-By Brandon Wikman
Welcome to the month of October. It’s a time when the nights becomes cooler, and the days become increasingly shorter. More importantly, it’s a time when whitetails make a sudden juke on our scheming hunting blitz.I embellish the vitality of seeking brutes on brisk November mornings, but I’m usually lucky enough to have my opponent in the freezer by then. You’ve heard it said by TV hosts, outdoor writers, and seminar speakers over and over, “focus on main food sources that arouse the whitetail’s craving”. Soybeans, corn, alfalfa, and acorns are a popular choice of groceries in the Midwest. Deer indulge on farmers’ painstaking long hours of hard work in the fields, but there’s one problem.

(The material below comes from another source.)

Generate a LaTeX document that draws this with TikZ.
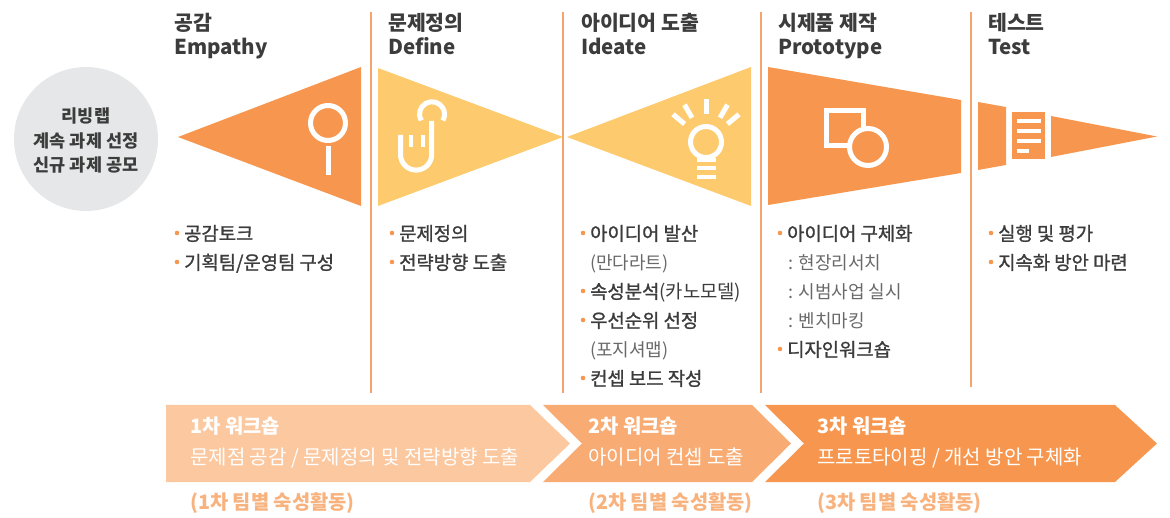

Once the velvet vanishes, so too the handsome racked bucks from the harvested fields. It’s an ongoing cycle that happens every year about this time. People are dumbfounded by the process and truly believe high classed whitetail have a calendar memory chip deep inside their brain focused on the day of deer season. “They just disappear,” is a common quote I often hear.
Deer patterns change, food sources deplete, and human disturbance rises, which lead deer to flee. Unless you have whitetail on the Atkins diet, the animal has got to eat! Nutrition is a vital role in the life of a whitetail. Many of my friends are clueless to this ritualistic evolution of deer vanishing theory. It is often my same friends who don’t think outside the box. They never dig into the real meaning of why deer move or relocate during this time. Mature bucks would rather yawn in their beds and take a load off until the fresh dusk aerates the forest. They sit tight and in no hurry, while the hunter watches their optic fibers fade with the sunset.
To resolve this issue we must quit hunting field edges and get back into the forage. Once deep within the forest, look for acorn ridges, clover patches, or any scrumptious treat for deer to eat for an appetizer. Bucks and does alike will bypass time in these staging areas where they feel safe. Until the sun sleeps and the tree frogs socialize, then deer will sneak to their dinner in stealth mode.
Opening day of last year I participated in a management archery hunt. I tracked the field edge, found a trail that was trampled and followed it back until I found acorn heaven. I placed a stand and the same day I blew threw a hefty doe. The doe was simply eating appetizers before the main course of voluptuous alfalfa. Sometimes the forgotten spots are just under our feet.
Don’t be afraid to slip into the woods a hundred yards. There is more opportunity of spotting a buck in a staging area tucked inside the woods than having him flaunt his antlers in the middle of an alfalfa field. With that said, venturing too far inside his safe haven will hurt your odds of ever seeing him again. I always use the expression, “knock at his door, but never walk into his room.” You want to be smack-dab in the middle of things. Assume your position in the woods between the two hottest places in a buck’s mind during October.